Gli altri premi: il Premio Orizzonti è andato al messicano “Verano de Goliat” di Nicolàs Pereda e il Gran Premio Speciale della Giuria a “The Forgotten Space” di Noel Burch e Allan Sekula. Ma in giornata erano stati presentati ben venticinque titoli della sezione Orizzonti in proiezione dalle ore 8.30 al pomeriggio, in Sala Perla. Tra gli altri riconoscimenti paralleli il Premio Orizzonti Cortometraggio a “Coming Attractions” di Peter Tscherkassky; Premio Orizzonti Mediometraggio a “Tse” (Out) di Roee Rosen; Menzione Speciale a “Jean Gentil” di Israel Cardenas e Amelia Laura Guzman; Venice Short Film Nominee for the European Film Awards “The External World” di David OReilly.

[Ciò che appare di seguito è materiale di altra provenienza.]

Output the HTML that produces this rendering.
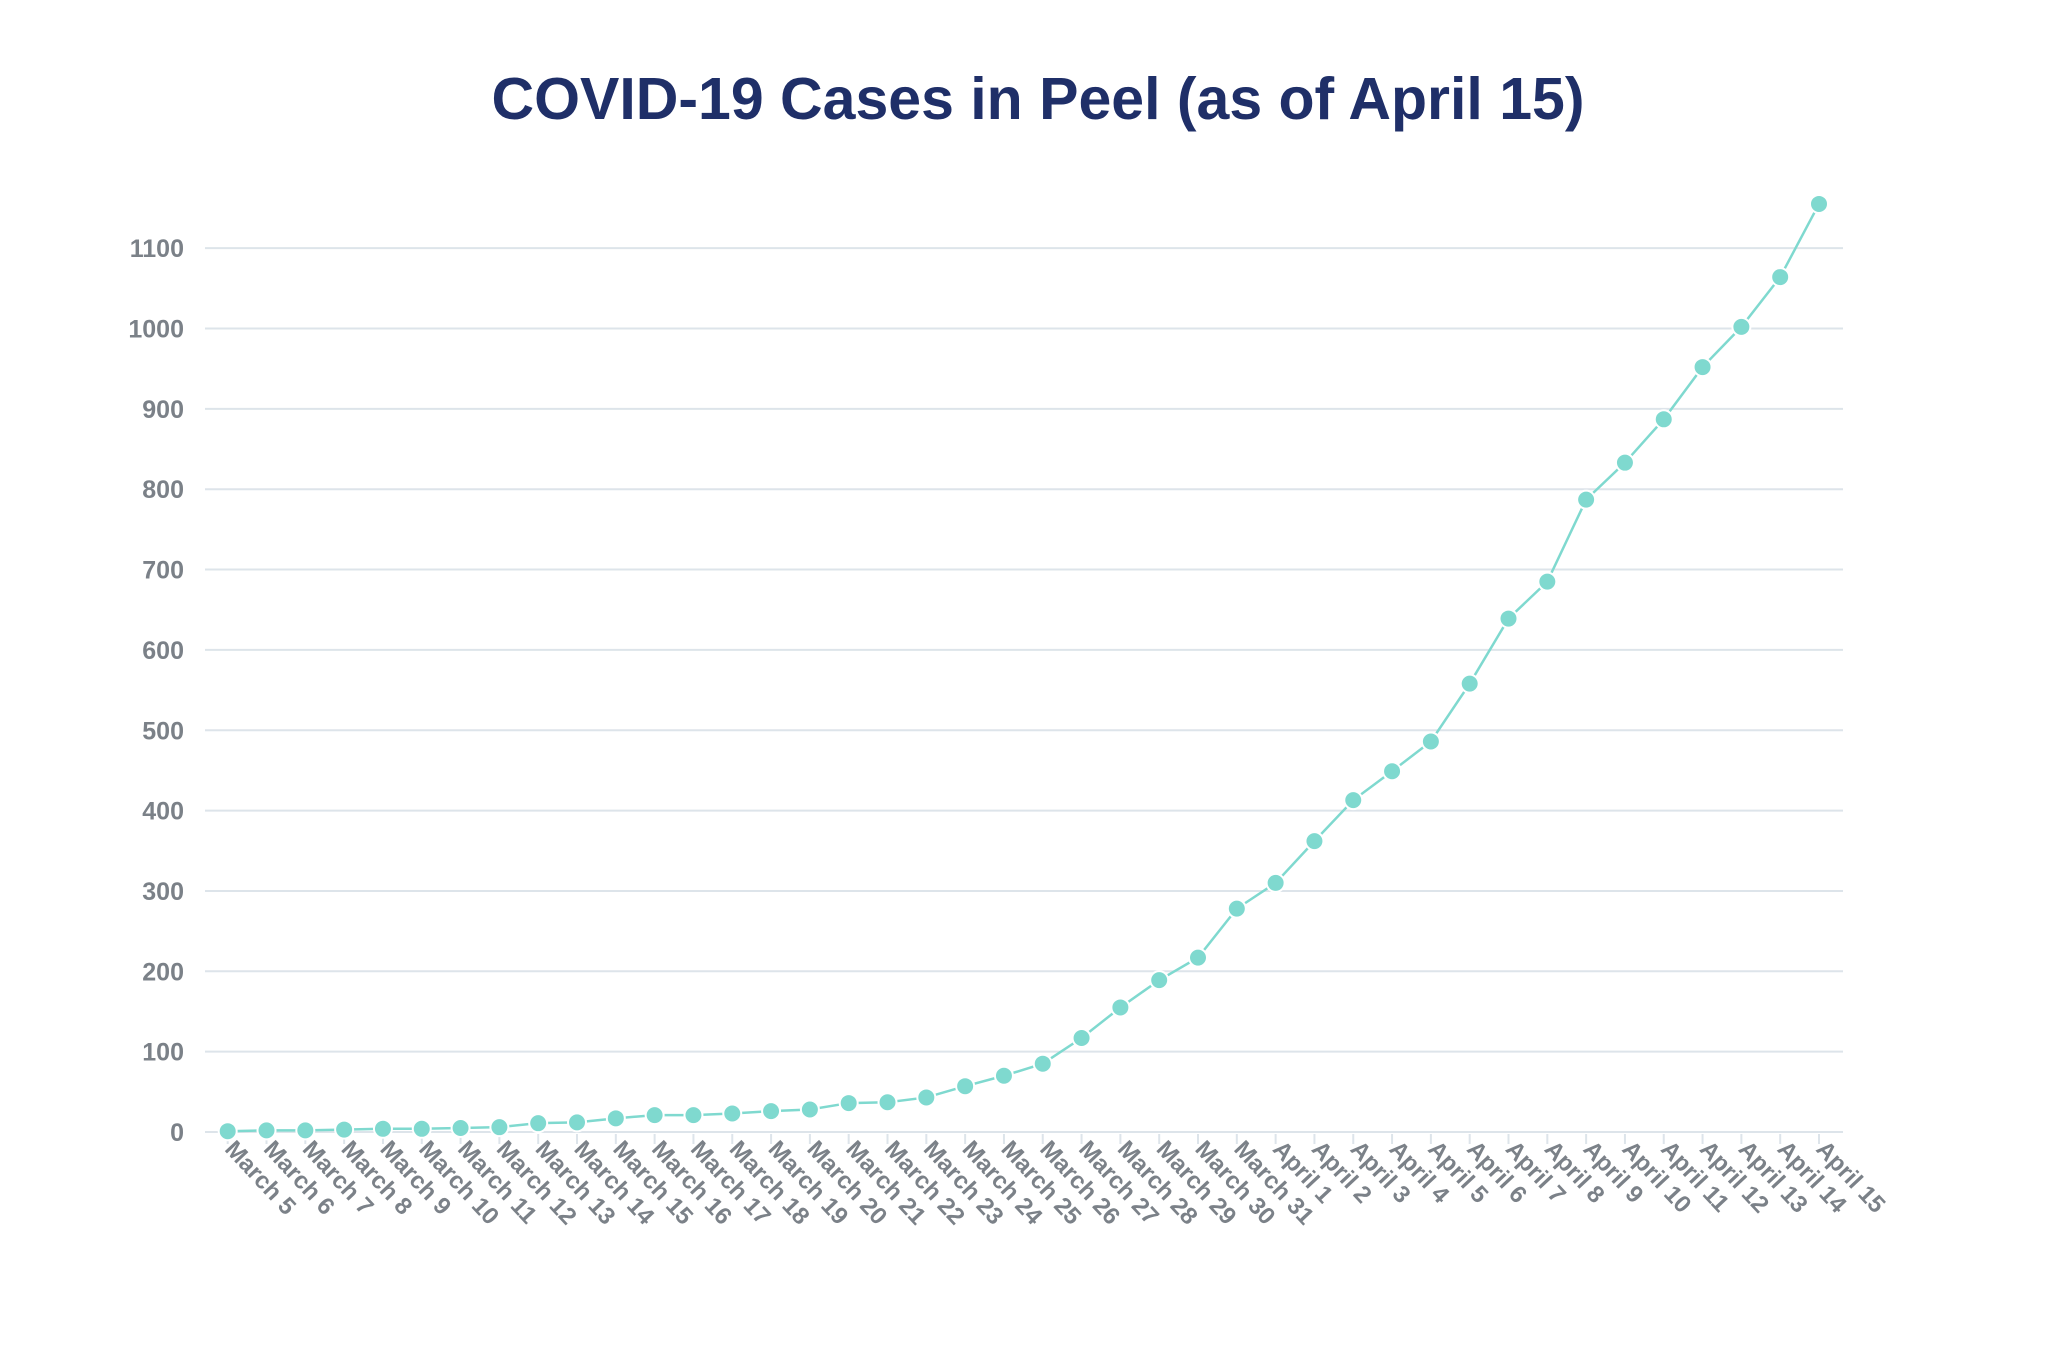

I Premi FIPRESCI: per il Miglior film Venezia 67 è stato assegnato al russo “Silent Souls” di Aleksei Fedorchenko e per il Miglior film delle sezioni Orizzonti e Settimana Internazionale della Critica a “El Sicario - Room 164” di Gianfranco Rosi, co-produzione Italia-Francia. Un premio collaterale, Selezione Cinema Doc, per un altro documentario italiano, “Il sangue verde” di Andrea Segre sui braccianti, immigrati africani, di Rosarno. Il film sarà presentato a Roma (Cinema Farnese alle 20.30) il 13 settembre e a Milano (Milano FilmFest ore 17.30 al Teatro Studio) il 14 settembre. Il giorno dopo andrà in onda su Raitre (Doc 3) il 15 alle 23.00.